It was a biopsy that confirmed my first diagnosis and the one that followed 18 months later. Not to get all up in these experts' faces, but the first biopsy showed that my cancer cells were particularly nasty ones, growing rapidly.
"The mammogram almost certainly saved your life," my oncologist said.
And yet, the report would ignore the value of all that.
"The benefits are less and the harms are greater when screening starts in the 40s," said Dr. Diana Petitti, vice chair of the U.S. Preventive Services Task Force, as quoted by the Associated Press.
Regarding those "harms" -- do they include something worse than death?
Something tells me the harms take the shape of a dollar sign. In fact, one of those involved in the report said that if the new guidelines are followed, billions of dollars will be saved. "But the money was buying something of net negative value," he said. "This decision is a no-brainer. The economy benefits, but women are the major beneficiaries."
I don't see the logic. And, considering my own experience, I dislike the term "no-brainer."
What's really scary is that these folks carry a lot of weight in terms of influencing insurance coverage, policy and doctors' practices. The report mentions mammogram screening biannually for women in their 50s, up to age 75. Then what?
My mom had breast cancer at age 83. Was her life worth saving? My dad thinks so, as does the rest of the family. Who is to going to decide about women like Mom in the future?
If there's any good news in this, it's that the American Cancer Society and the American College of Radiology are standing by the previous policy of recommending annual mammograms for women in their 40s. How well this policy will stand up to government wonks is anyone's guess.
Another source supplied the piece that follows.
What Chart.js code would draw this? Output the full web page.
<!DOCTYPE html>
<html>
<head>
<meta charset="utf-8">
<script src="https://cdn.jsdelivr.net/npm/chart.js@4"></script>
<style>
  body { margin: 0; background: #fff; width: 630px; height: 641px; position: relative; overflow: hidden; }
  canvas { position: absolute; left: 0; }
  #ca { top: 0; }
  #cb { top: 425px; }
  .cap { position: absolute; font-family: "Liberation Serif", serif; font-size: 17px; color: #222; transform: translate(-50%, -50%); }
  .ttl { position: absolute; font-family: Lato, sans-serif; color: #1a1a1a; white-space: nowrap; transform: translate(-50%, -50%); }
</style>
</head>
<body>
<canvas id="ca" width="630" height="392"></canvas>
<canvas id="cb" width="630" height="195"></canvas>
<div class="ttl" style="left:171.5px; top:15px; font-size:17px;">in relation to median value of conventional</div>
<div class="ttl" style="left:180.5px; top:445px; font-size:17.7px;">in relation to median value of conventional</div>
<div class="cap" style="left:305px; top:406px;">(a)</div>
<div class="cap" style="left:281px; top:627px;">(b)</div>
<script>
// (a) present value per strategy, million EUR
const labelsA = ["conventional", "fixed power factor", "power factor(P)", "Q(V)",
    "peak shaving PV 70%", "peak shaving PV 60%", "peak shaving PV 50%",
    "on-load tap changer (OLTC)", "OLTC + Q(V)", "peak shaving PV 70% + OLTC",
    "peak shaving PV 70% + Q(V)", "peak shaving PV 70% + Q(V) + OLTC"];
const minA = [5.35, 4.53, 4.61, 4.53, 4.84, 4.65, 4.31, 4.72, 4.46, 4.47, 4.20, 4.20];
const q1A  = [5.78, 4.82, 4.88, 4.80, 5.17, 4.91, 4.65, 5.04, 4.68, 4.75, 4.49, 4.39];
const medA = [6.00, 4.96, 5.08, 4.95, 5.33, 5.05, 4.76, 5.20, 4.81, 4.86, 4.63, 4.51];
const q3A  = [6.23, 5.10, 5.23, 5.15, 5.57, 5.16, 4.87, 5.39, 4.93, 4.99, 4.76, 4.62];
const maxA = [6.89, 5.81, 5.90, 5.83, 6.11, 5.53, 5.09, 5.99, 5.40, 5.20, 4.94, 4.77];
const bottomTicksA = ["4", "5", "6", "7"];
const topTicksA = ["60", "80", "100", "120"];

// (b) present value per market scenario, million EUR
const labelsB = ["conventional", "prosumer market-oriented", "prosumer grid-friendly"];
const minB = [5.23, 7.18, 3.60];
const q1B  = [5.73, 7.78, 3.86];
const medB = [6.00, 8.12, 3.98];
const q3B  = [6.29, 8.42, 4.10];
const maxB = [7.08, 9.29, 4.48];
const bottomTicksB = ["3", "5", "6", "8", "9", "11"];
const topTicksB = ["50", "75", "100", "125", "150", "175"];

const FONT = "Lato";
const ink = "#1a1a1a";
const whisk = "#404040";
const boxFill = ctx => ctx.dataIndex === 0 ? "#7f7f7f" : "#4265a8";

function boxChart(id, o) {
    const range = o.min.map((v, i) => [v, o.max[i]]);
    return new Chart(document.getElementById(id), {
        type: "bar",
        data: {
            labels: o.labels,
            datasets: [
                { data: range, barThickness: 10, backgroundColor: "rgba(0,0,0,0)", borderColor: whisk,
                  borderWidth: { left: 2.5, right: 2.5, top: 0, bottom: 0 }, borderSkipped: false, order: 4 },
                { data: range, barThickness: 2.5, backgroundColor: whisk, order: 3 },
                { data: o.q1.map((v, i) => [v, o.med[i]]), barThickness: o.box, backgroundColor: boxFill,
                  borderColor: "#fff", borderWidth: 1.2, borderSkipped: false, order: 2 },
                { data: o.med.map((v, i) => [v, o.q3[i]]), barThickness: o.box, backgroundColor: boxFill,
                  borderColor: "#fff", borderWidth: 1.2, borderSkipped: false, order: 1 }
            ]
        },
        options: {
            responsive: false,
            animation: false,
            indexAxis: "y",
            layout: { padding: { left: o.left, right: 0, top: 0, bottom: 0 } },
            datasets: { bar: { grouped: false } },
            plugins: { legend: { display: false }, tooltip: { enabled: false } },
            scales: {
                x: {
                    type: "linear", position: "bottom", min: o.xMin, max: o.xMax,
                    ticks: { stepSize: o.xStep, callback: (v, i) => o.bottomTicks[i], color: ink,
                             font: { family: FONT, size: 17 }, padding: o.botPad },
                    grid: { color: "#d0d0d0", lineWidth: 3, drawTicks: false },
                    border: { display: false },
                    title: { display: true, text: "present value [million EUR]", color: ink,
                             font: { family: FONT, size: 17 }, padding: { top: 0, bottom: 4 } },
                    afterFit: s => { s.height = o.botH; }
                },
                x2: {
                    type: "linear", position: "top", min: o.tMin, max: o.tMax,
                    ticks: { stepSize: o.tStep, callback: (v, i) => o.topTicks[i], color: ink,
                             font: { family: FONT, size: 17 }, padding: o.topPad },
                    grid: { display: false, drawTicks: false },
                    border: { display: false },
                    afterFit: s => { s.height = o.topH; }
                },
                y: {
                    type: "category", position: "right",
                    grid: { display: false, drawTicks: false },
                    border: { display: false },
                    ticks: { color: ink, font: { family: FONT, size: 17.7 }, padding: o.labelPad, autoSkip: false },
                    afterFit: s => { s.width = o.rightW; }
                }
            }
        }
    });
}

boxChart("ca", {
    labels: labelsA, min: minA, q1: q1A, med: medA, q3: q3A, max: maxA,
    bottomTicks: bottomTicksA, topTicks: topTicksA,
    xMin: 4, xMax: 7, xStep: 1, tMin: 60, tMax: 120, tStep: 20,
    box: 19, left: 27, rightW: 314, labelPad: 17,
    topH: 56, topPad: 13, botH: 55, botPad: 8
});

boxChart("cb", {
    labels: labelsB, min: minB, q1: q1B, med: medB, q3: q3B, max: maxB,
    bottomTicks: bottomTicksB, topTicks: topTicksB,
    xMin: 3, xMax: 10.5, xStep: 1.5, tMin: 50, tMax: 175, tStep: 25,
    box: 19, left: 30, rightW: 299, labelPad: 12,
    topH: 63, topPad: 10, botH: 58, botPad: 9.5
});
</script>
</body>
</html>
On the other hand, I feel betrayed by so-called advocacy groups such as the National Breast Cancer Coalition, Breast Cancer Action and the National Women's Health Network, which reportedly welcomed the new guidelines.
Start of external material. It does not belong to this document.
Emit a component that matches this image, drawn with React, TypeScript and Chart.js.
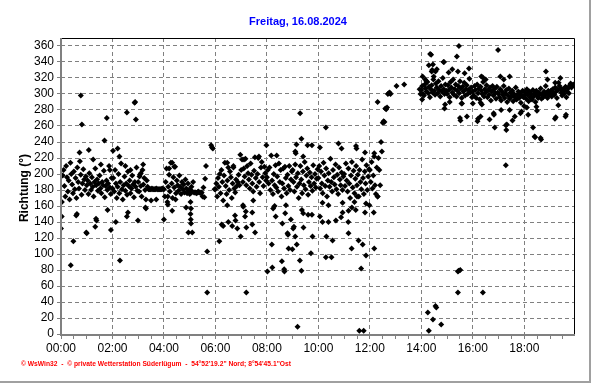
import React, { useEffect, useRef } from 'react';
import { Chart, registerables } from 'chart.js';
Chart.register(...registerables);

const TITLE = 'Freitag, 16.08.2024';
const Y_TITLE = 'Richtung (°)';
const FOOTER = '© WsWin32  -  © private Wetterstation Süderlügum  -  54°52\'19.2" Nord; 8°54\'45.1"Ost';

const xTickLabels = ['00:00', '02:00', '04:00', '06:00', '08:00', '10:00', '12:00', '14:00', '16:00', '18:00'];
const xLabelHours = [0, 2, 4, 6, 8, 10, 12, 14, 16, 18];
const yTickValues = [0, 20, 40, 60, 80, 100, 120, 140, 160, 180, 200, 220, 240, 260, 280, 300, 320, 340, 360];

// Wind direction readings, one every 2 minutes per hour (null = no reading)
const h00 = [132, 165, 198, 205, 185, 172, 210, 196, 178, 192, 168, 214, 200, 187, 176, 203, 181, 195, 170, 208, 190, 182, 216, 199, 174, 188, 206, 193, 180, 197];
const h01 = [186, 192, 175, 201, 188, 180, 196, 184, 172, 190, 207, 186, 193, 179, 188, 198, 182, 176, 190, 186, 204, 171, 185, 192, 180, 188, 210, 183, 175, 195];
const h02 = [182, 195, 178, 205, 188, 170, 184, 200, 176, 190, 213, 181, 168, 186, 197, 179, 188, 174, 203, 185, 192, 176, 182, 198, 187, 171, 190, 184, 208, 179];
const h03 = [190, 178, 199, 185, 172, 205, 187, 195, 180, 168, 192, 184, 181, 181, 181, 181, 182, 181, 181, 181, 181, 182, 181, 181, 181, 181, 181, 181, 182, 181];
const h04 = [181, 172, 190, 207, 165, 184, 199, 178, 214, 188, 170, 196, 183, 209, 176, 192, 186, 179, 198, 184, 175, 190, 181, 187, 177, 193, 182, 176, 188, 180];
const h05 = [180, 176, 184, 178, 190, 177, 177, 177, 176, 177, 178, 177, 177, 176, 177, 172, 183, 171, 194, 210, null, null, null, null, null, 236, 233, 232, null, 181];
const h06 = [181, 188, 172, 195, 184, 200, 176, 205, 190, 167, 198, 214, 185, 175, 192, 208, 180, 203, 196, 170, 188, 210, 182, 177, 193, 185, 190, 199, 186, 224];
const h07 = [205, 218, 190, 207, 197, 219, 186, 210, 201, 193, 182, 213, 199, 188, 178, 204, 221, 195, 184, 200, 220, 190, 176, 208, 215, 196, 185, 209, 201, 192];
const h08 = [196, 205, 188, 208, 180, 223, 192, 175, 200, 186, 211, 183, 197, 178, 213, 190, 205, 172, 188, 207, 182, 209, 195, 176, 199, 185, 210, 180, 193, 203];
const h09 = [205, 190, 178, 212, 196, 184, 201, 170, 188, 210, 193, 176, 203, 186, 215, 181, 198, 207, 174, 190, 202, 185, 196, 179, 211, 188, 200, 183, 194, 206];
const h10 = [195, 210, 182, 203, 188, 176, 214, 198, 185, 207, 172, 192, 201, 184, 219, 190, 178, 205, 196, 187, 212, 181, 199, 175, 208, 193, 186, 202, 180, 197];
const h11 = [200, 185, 213, 192, 178, 207, 188, 170, 198, 215, 183, 204, 176, 194, 210, 186, 199, 172, 205, 190, 181, 218, 195, 175, 203, 188, 211, 180, 197, 206];
const h12 = [205, 190, 215, 182, 198, 222, 186, 175, 208, 172, 220, 205, 186, 240, 228, 264, 266, 265, 282, 281, 283, 300, 301, 302, 300, null, null, null, null, null];
const h13 = [null, 310, null, null, null, null, null, null, null, null, 312, null, null, null, null, null, null, null, null, null, null, null, null, null, null, null, null, null, 306, 300];
const h14 = [305, 310, 300, 298, 312, 307, 303, 315, 301, 309, 296, 306, 311, 302, 318, 304, 299, 313, 308, 301, 316, 305, 297, 310, 303, 320, 306, 300, 312, 304];
const h15 = [300, 311, 305, 296, 315, 308, 302, 318, 299, 306, 312, 297, 304, 310, 301, 316, 307, 295, 309, 303, 314, 298, 306, 311, 300, 305, 319, 302, 308, 296];
const h16 = [303, 298, 310, 305, 295, 312, 301, 307, 293, 309, 304, 300, 315, 297, 306, 302, 311, 296, 305, 299, 308, 292, 303, 310, 298, 306, 301, 294, 309, 302];
const h17 = [300, 296, 306, 292, 303, 299, 310, 295, 301, 305, 290, 298, 307, 294, 302, 297, 304, 291, 300, 296, 308, 293, 299, 303, 295, 301, 289, 298, 304, 296];
const h18 = [298, 302, 294, 306, 299, 291, 303, 296, 300, 293, 305, 297, 301, 290, 304, 298, 295, 302, 299, 307, 294, 300, 296, 303, 298, 310, 301, 295, 304, 299];
const h19 = [300, 304, 297, 306, 301, 299, 308, 303, 295, 305, 314, 310, 307, 302, 298, 306, 300, 304, 309, 296, 303, 307, 301, 311, 313, 308, 310, 312];

const hourly = [h00, h01, h02, h03, h04, h05, h06, h07, h08, h09, h10, h11, h12, h13, h14, h15, h16, h17, h18, h19];

// Isolated readings (time in hours, direction in degrees)
const outT = [
  0.03, 0.38, 0.48, 0.59, 0.62, 0.77, 0.81, 0.72, 0.98, 1.0,
  1.08, 1.33, 1.36, 1.38, 1.69, 1.78, 1.81, 1.94, 1.25, 1.55, 1.9,
  2.02, 2.13, 2.2, 2.27, 2.29, 2.56, 2.56, 2.6, 2.86, 2.88, 2.91, 2.99, 2.5, 2.7,
  3.19, 3.28, 3.3, 3.5, 3.1, 3.05, 3.7,
  4.0, 4.15, 4.15, 4.32, 4.45, 4.86, 4.2, 4.32, 4.4,
  5.03, 5.05, 5.03, 5.04, 5.05, 4.95, 5.1, 5.68, 5.68, 5.0,
  6.15, 6.24, 6.3, 6.46, 6.5, 6.65, 6.76, 6.78, 6.85, 6.98, 6.46, 6.7,
  7.07, 7.08, 7.18, 7.15, 7.2, 7.2, 7.43, 7.43, 7.54, 7.47, 7.98, 7.11, 7.69,
  8.02, 8.21, 8.19, 8.34, 8.24, 8.3, 8.6, 8.71, 8.74, 8.8, 8.82, 8.58, 8.67, 8.68, 8.93, 8.84, 8.99, 8.38,
  9.02, 9.05, 9.1, 9.16, 9.28, 9.34, 9.19, 9.12, 9.1, 9.15, 9.34, 9.29, 9.41, 9.42, 9.36, 9.41, 9.58, 9.75, 9.77, 9.71, 9.6, 9.75,
  10.16, 10.06, 10.16, 10.39, 10.39, 10.31, 10.55, 10.29, 10.51, 10.68, 10.88, 10.94, 10.94, 10.06, 10.29, 10.78, 10.9,
  11.17, 11.16, 11.17, 11.29, 11.56, 11.72, 11.85, 11.66, 11.59, 11.76, 11.81, 11.85, 11.98, 11.46, 11.48, 11.81, 11.4, 11.5, 11.3, 11.45,
  12.3, 12.17, 12.15, 12.17, 12.3,
  14.25, 14.45, 14.29, 14.55, 14.58, 14.77, 14.34, 14.38, 14.29, 14.45, 14.4, 14.42, 14.48, 14.05, 14.86, 14.88, 14.6, 14.55, 14.03, 14.9, 14.92, 14.15, 14.2,
  15.06, 15.2, 15.42, 15.68, 15.85, 15.38, 15.46, 15.1, 15.56, 15.52, 15.5, 15.77, 15.42, 15.51, 15.45, 15.42, 15.58,
  16.0, 16.3, 16.35, 16.2, 16.18, 16.3, 16.65, 16.81, 16.82, 16.85, 16.33, 16.38, 16.39, 16.98, 16.5,
  17.1, 17.07, 17.43, 17.28, 17.32, 17.3, 17.54, 17.43, 17.63, 17.89, 17.85, 17.99, 17.28, 17.2,
  18.15, 18.34, 18.4, 18.42, 18.63, 18.65, 18.47, 18.49, 18.84, 18.9, 18.1,
  19.19, 19.22, 19.6, 19.62, 19.32, 19.2, 19.4,
];
const outD = [
  147, 86, 116, 148, 150, 298, 262, 227, 127, 126,
  230, 134, 144, 142, 242, 270, 155, 130, 218, 212, 205,
  229, 140, 232, 222, 92, 277, 147, 152, 289, 290, 268, 142, 210, 205,
  212, 158, 157, 167, 201, 197, 168,
  143, 162, 172, 154, 168, 158, 207, 214, 209,
  165, 157, 150, 143, 138, 127, 127, 103, 52, 175,
  116, 137, 135, 161, 140, 135, 148, 142, 132, 122, 214, 208,
  161, 159, 153, 147, 133, 52, 152, 137, 127, 167, 236, 218, 222,
  78, 83, 112, 147, 157, 160, 138, 151, 161, 126, 124, 91, 81, 78, 143, 107, 106, 223,
  132, 134, 122, 112, 92, 79, 9, 226, 228, 237, 244, 276, 151, 133, 155, 222, 236, 236, 122, 101, 149, 149,
  164, 147, 140, 140, 161, 122, 117, 96, 96, 142, 146, 152, 164, 233, 258, 238, 232,
  154, 140, 126, 107, 117, 112, 98, 82, 4, 4, 152, 163, 161, 235, 232, 227, 165, 172, 158, 155,
  290, 107, 152, 226, 172,
  27, 18, 4, 35, 33, 12, 350, 349, 336, 337, 328, 330, 322, 322, 340, 340, 331, 328, 293, 282, 287, 318, 316,
  327, 331, 328, 326, 332, 347, 360, 290, 288, 267, 270, 272, 78, 80, 79, 52, 288,
  288, 289, 287, 269, 266, 272, 268, 276, 274, 258, 322, 321, 52, 355, 318,
  280, 322, 322, 261, 262, 255, 267, 280, 272, 278, 276, 285, 211, 318,
  274, 258, 247, 246, 245, 243, 284, 279, 328, 318, 283,
  269, 271, 272, 274, 286, 314, 320,
];

const FONT = '"Liberation Sans", Arial, sans-serif';

const decor = {
  id: 'decor',
  beforeDraw(chart: any) {
    const ctx = chart.ctx;
    ctx.save();
    ctx.fillStyle = '#ffffff';
    ctx.fillRect(0, 0, chart.width, chart.height);
    ctx.restore();
  },
  afterDraw(chart: any) {
    const ctx = chart.ctx;
    const a = chart.chartArea;
    ctx.save();
    ctx.strokeStyle = '#000000';
    ctx.lineWidth = 1;
    ctx.setLineDash([]);
    ctx.beginPath();
    ctx.moveTo(a.left, a.top + 0.5);
    ctx.lineTo(a.right + 0.5, a.top + 0.5);
    ctx.lineTo(a.right + 0.5, a.bottom);
    ctx.stroke();
    ctx.strokeStyle = '#808080';
    ctx.lineWidth = 2;
    ctx.beginPath();
    ctx.moveTo(a.left, a.top);
    ctx.lineTo(a.left, a.bottom + 1);
    ctx.lineTo(a.right + 1, a.bottom + 1);
    ctx.stroke();
    ctx.strokeStyle = '#a0a0a0';
    ctx.lineWidth = 2;
    ctx.beginPath();
    ctx.moveTo(590, 0);
    ctx.lineTo(590, 382);
    ctx.lineTo(0, 382);
    ctx.stroke();
    ctx.fillStyle = '#0000ff';
    ctx.font = 'bold 11px ' + FONT;
    ctx.textAlign = 'center';
    ctx.textBaseline = 'middle';
    ctx.fillText(TITLE, 298, 22);
    ctx.save();
    ctx.translate(25, 188);
    ctx.rotate(-Math.PI / 2);
    ctx.fillStyle = '#000000';
    ctx.font = 'bold 12px ' + FONT;
    ctx.fillText(Y_TITLE, 0, 0);
    ctx.restore();
    ctx.fillStyle = '#ff0000';
    ctx.font = 'bold 7px ' + FONT;
    ctx.textAlign = 'left';
    ctx.fillText(FOOTER, 21, 364, 270);
    ctx.restore();
  },
};

export default function App() {
  const ref = useRef<HTMLCanvasElement>(null);
  useEffect(() => {
    const canvas = ref.current;
    if (!canvas) return;
    const pts: { x: number; y: number }[] = [];
    hourly.forEach((arr, h) => {
      arr.forEach((v, i) => {
        if (v !== null && v !== undefined) pts.push({ x: h + i / 30, y: v as number });
      });
    });
    outT.forEach((t, i) => pts.push({ x: t, y: outD[i] }));

    const minorTicks: number[] = [];
    for (let v = 0; v <= 19.5; v += 0.5) minorTicks.push(v);

    const chart = new Chart(canvas, {
      type: 'scatter',
      data: {
        datasets: [
          {
            data: pts,
            pointStyle: 'rectRot',
            pointRadius: 3,
            pointBackgroundColor: '#000000',
            pointBorderWidth: 0,
            pointHoverRadius: 3,
          },
        ],
      },
      options: {
        animation: false,
        responsive: false,
        devicePixelRatio: 1,
        events: [],
        layout: { padding: { left: 0, right: 18, top: 38, bottom: 0 } },
        plugins: { legend: { display: false }, title: { display: false }, tooltip: { enabled: false } },
        scales: {
          x: {
            type: 'linear',
            min: 0,
            max: 19.93,
            afterBuildTicks: (scale: any) => {
              scale.ticks = minorTicks.map((v) => ({ value: v }));
            },
            afterFit: (scale: any) => {
              scale.height = 50;
            },
            ticks: {
              autoSkip: false,
              maxRotation: 0,
              padding: 2,
              color: '#000000',
              font: { family: FONT, size: 12 },
              callback: (v: any) => {
                const idx = xLabelHours.indexOf(Number(v));
                return idx >= 0 ? xTickLabels[idx] : '';
              },
            },
            grid: {
              color: (c: any) => (c.tick && xLabelHours.indexOf(c.tick.value) >= 0 ? '#808080' : 'rgba(0,0,0,0)'),
              tickColor: '#808080',
              tickLength: 5,
              lineWidth: 1,
            },
            border: { display: false, dash: [4, 3] },
          },
          y: {
            min: 0,
            max: 370,
            afterBuildTicks: (scale: any) => {
              scale.ticks = yTickValues.map((v) => ({ value: v }));
            },
            afterFit: (scale: any) => {
              scale.width = 61;
            },
            ticks: {
              autoSkip: false,
              padding: 3,
              color: '#000000',
              font: { family: FONT, size: 12 },
            },
            grid: {
              color: '#808080',
              tickColor: '#808080',
              tickLength: 4,
              lineWidth: 1,
            },
            border: { display: false, dash: [4, 3] },
          },
        },
      },
      plugins: [decor],
    } as any);
    return () => chart.destroy();
  }, []);
  return (
    <div style={{ position: 'absolute', left: 0, top: 0, width: 592, height: 384, background: '#ffffff' }}>
      <canvas ref={ref} width={592} height={384} style={{ display: 'block' }} />
    </div>
  );
}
I've been a proponent of President Obama's plan for health care reform. Suddenly I'm worried about what I used to consider ridiculous scare tactics concerning government decisions on who lives and dies. Now I'm not so sure they're ridiculous.
When I was first diagnosed with cancer, my daughter was 4 years old. If these new guidelines had been in place in the late 1990s, would I have lived to see her senior year in high school?
Leslie Martin is an editor. She lives in Mendota Heights.